Climbing on top of him and breathing
into his mouth this way she could be showing her
desire except that when she draws back
from him to make her little cries
she is turning to her young son just
coming into the room to find his father my brother
on the bed with his lips closed and the slightest
smile on his lips as if when they
both beat on his chest as they do now
he will come back from the dream he is enjoying
so much he cannot hear her calling his name
louder and louder and the son saying get up
get up discovering both of them discovering
for the first time that all along
he has lived in this body this thing
with shut lids dangling its arms
that have nothing to do with him and everything
they can ever know the wife listening weeping
at his chest and the mute son who will never
forget how she takes the face into her hands now
as if there were nothing in the world
but the face and breathes oh
breathes into the mouth which does not breathe back.
This is a virtuoso sentence–strung out over twenty-three lines, with little and big surprises at every turn, it’s both a full sentence and an entire poem. Full disclosure here: I taught a workshop after a talk Wes gave last night, and, seeing him, I was reminded of this poem, which was first thrust into my hands by one of my teachers, about a decade before I ever met Wes.
As a poem, it makes splendid use of its line breaks, both to increase the surprises along the way and to help score our reading of it. If it was prose, which it could be, say, a moment from a novel or a memoir, it’d be a bit breathless and maybe require few commas and a dash or two, but it would still work as a sentence. Syntactically, it all hangs together.
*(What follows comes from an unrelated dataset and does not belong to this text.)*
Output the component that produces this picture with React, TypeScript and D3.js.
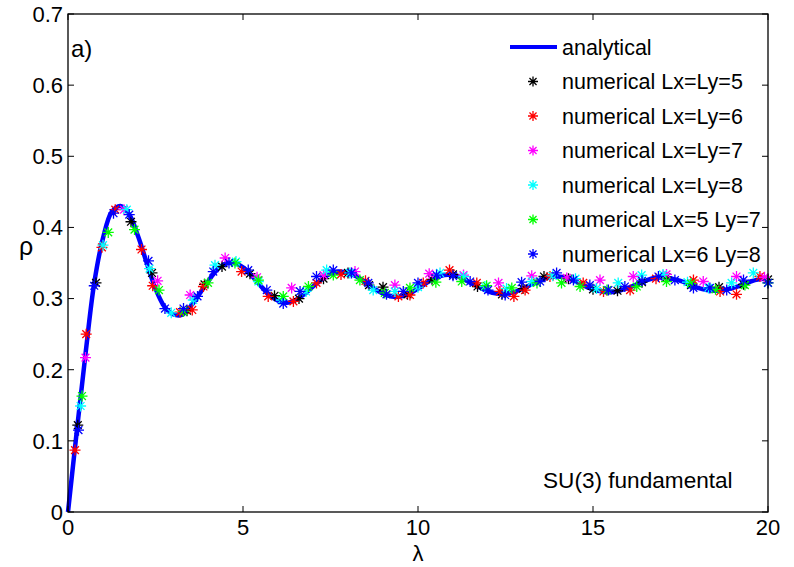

I’m struck by how it takes a short few seconds or half-minute at best of real-time and gives us this moment in super slow motion. It brings us inside the moment, makes us stand there next to the wife and her son–their world irrevocably, suddenly shattered.
The almost sexual imagery in the first few lines, and the way sex and death get switched, jump-starts the beginning of the sentence. I’m also astounded by how, right in the middle, we see the father having a pleasant dream, as if this were all a bad dream. The final turn of the poem (and the turn of that knife) is in that cruel and true last line–this mouth will never breathe back again, and, in the world of the poem, this jaw-dropping sentence, we realize that at the exact same moment as the wife. It’s stunning, and crushing.